India suffered a setback at the World Trade Organization in a dispute against the US, which had challenged its key export subsidy schemes, including the one for special economic zones and export-oriented units.
A dispute panel in the WTO ruled that these export subsidy programmes provided by the Indian government violated provisions of the trade body’s norms. India is likely to appeal the ruling, officials said.
“The dispute panel rejected India’s claim that it was exempted from the prohibition on export subsidies under the special and differential treatment provisions of the WTO’s Agreement on Subsidies and Countervailing Measures (SCM),” the panel said in its ruling.

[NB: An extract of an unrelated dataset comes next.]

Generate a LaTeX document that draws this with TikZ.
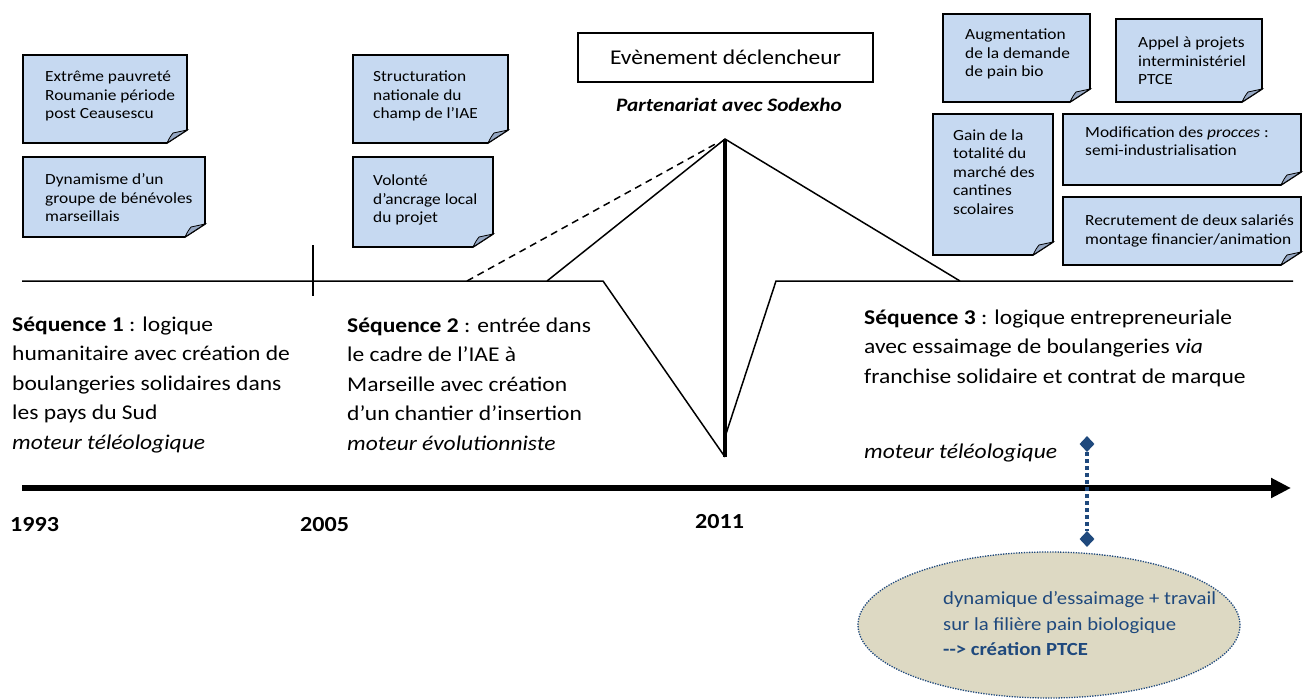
\documentclass[tikz,border=0pt]{standalone}
\usepackage{fontspec}
\setmainfont[FakeStretch=1.12]{Carlito}
\usetikzlibrary{arrows.meta,shapes.geometric}
\definecolor{noteblue}{RGB}{198,217,241}
\definecolor{foldblue}{RGB}{150,168,196}
\definecolor{darkblue}{RGB}{31,73,125}
\definecolor{tanfill}{RGB}{221,217,195}
\newcommand{\mynote}[4]{%
  \filldraw[fill=noteblue,draw=black,line width=1.6pt,line join=miter]
    (#1,#2) -- (#3,#2) -- (#3,#4-13) -- (#3-20,#4) -- (#1,#4) -- cycle;
  \filldraw[fill=foldblue,draw=black,line width=0.8pt]
    (#3-20,#4) .. controls (#3-17,#4-6) .. (#3-14,#4-10) -- (#3,#4-13) -- cycle;
}
\tikzset{
  notetext/.style={anchor=west,inner sep=0pt,align=left,font=\fontsize{15.5}{18.5}\selectfont},
  seqtext/.style={anchor=west,inner sep=0pt,align=left,font=\fontsize{21}{29.5}\selectfont},
  yeartext/.style={anchor=west,inner sep=0pt,font=\fontsize{21.5}{25}\selectfont\bfseries},
  thinline/.style={line width=1.5pt},
}
\begin{document}
\begin{tikzpicture}[x=1pt,y=-1pt]
\useasboundingbox[fill=white] (0,0) rectangle (1306,699);

% note boxes
\mynote{23}{55}{187}{143}
\node[notetext] (n1) at (45,96) {Extrême pauvreté\\Roumanie période\\post Ceausescu};
\mynote{23}{157}{205}{237}
\node[notetext] (n2) at (45,198) {Dynamisme d’un\\groupe de bénévoles\\marseillais};
\mynote{353}{55}{508}{143}
\node[notetext] (n3) at (373,96) {Structuration\\nationale du\\champ de l’IAE};
\mynote{353}{157}{493}{247}
\node[notetext] (n4) at (373,200) {Volonté\\d’ancrage local\\du projet};
\mynote{943}{14}{1090}{102}
\node[notetext] (n5) at (965,54) {Augmentation\\de la demande\\de pain bio};
\mynote{1116}{19}{1262}{102}
\node[notetext] (n6) at (1138,61) {Appel à projets\\interministériel\\PTCE};
\mynote{933}{114}{1053}{255}
\node[notetext] (n7) at (953,172) {Gain de la\\totalité du\\marché des\\cantines\\scolaires};
\mynote{1063}{114}{1301}{185}
\node[notetext] (n8) at (1085,141) {Modification des \textit{procces} :\\semi-industrialisation};
\mynote{1063}{197}{1301}{265}
\node[notetext] (n9) at (1085,231) {Recrutement de deux salariés\\montage financier/animation};

% event
\node[draw,line width=1.2pt,minimum width=295pt,minimum height=49pt,inner sep=0pt,
      font=\fontsize{21}{25}\selectfont] (evt) at (725.5,57.5) {Evènement déclencheur};
\node[inner sep=0pt,font=\fontsize{19}{23}\selectfont\bfseries\itshape] (part) at (729,105) {Partenariat avec Sodexho};

% timeline and lightning
\coordinate (tl0) at (22,281);
\coordinate (tl1) at (603,281);
\coordinate (low) at (725,457);
\coordinate (lowr) at (725,437);
\coordinate (tr0) at (776,281);
\coordinate (tr1) at (1293,281);
\coordinate (up0) at (547,281);
\coordinate (apex) at (725,139);
\coordinate (dn1) at (960,281);
\coordinate (ds0) at (467,281);
\coordinate (ds1) at (719,142);
\coordinate (tk0) at (313,245);
\coordinate (tk1) at (313,296);
\draw[thinline,line join=miter] (tl0) -- (tl1) -- (low);
\draw[thinline,line join=miter] (lowr) -- (tr0) -- (tr1);
\draw[thinline,line join=miter] (up0) -- (apex) -- (dn1);
\draw[thinline,dash pattern=on 7pt off 5pt] (ds0) -- (ds1);
\draw[line width=3.2pt] (apex) -- (low);
\draw[thinline] (tk0) -- (tk1);

% sequences
\node[seqtext] (s1) at (12,385) {\textbf{Séquence 1} : logique\\humanitaire avec création de\\boulangeries solidaires dans\\les pays du Sud\\\textit{moteur téléologique}};
\node[seqtext] (s2) at (347,384) {\textbf{Séquence 2} : entrée dans\\le cadre de l’IAE à\\Marseille avec création\\d’un chantier d’insertion\\\textit{moteur évolutionniste}};
\node[seqtext] (s3) at (864,348) {\textbf{Séquence 3} : logique entrepreneuriale\\avec essaimage de boulangeries \textit{via}\\franchise solidaire et contrat de marque};
\node[seqtext] (s3m) at (864,453) {\textit{moteur téléologique}};

% axis
\coordinate (ax0) at (22,488);
\coordinate (ax1) at (1291,488);
\draw[line width=6.5pt,-{Triangle[length=20pt,width=19pt]}] (ax0) -- (ax1);

% years
\node[yeartext] (y1) at (10,525) {1993};
\node[yeartext] (y2) at (300,525) {2005};
\node[yeartext] (y3) at (695,522) {2011};

% ellipse and link
\node[ellipse,fill=tanfill,draw=darkblue,line width=1.3pt,dash pattern=on 1.3pt off 1.3pt,
      minimum width=382pt,minimum height=146pt,inner sep=0pt] (ell) at (1049,625) {};
\node[anchor=west,inner sep=0pt,align=left,text=darkblue,font=\fontsize{18.5}{25.5}\selectfont] (elltext) at (943,624)
  {dynamique d’essaimage + travail\\sur la filière pain biologique\\\textbf{-{}-{}> création PTCE}};
\node[diamond,fill=darkblue,minimum width=15pt,minimum height=16pt,inner sep=0pt] (d1) at (1087,444) {};
\node[diamond,fill=darkblue,minimum width=15pt,minimum height=16pt,inner sep=0pt] (d2) at (1087,539) {};
\draw[darkblue,line width=4pt,dash pattern=on 4pt off 3pt] (d1) -- (d2);
\end{tikzpicture}
\end{document}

The other affected schemes are: Merchandise Exports from India Scheme (MEIS), Export Oriented Units Scheme and sector specific schemes, including Electronics Hardware Technology Parks Scheme and Bio-Technology Parks Scheme; Export Promotion Capital Goods Scheme; and Duty-Free Imports for Exporters Scheme.
Last year, the US challenged India’s export programmes at the WTO, claiming they harmed American workers. It cited the agreement that envisages the eventual phasing out of export subsidies.
The agreement provides a period of eight years for graduating countries (least developed and developing) that cross per capita gross national income of $1,000, at 1990 exchange rates, to phase out export subsidies. However, such states need to stop all export incentives if their per capita gross national income crosses $1,000 for three consecutive years.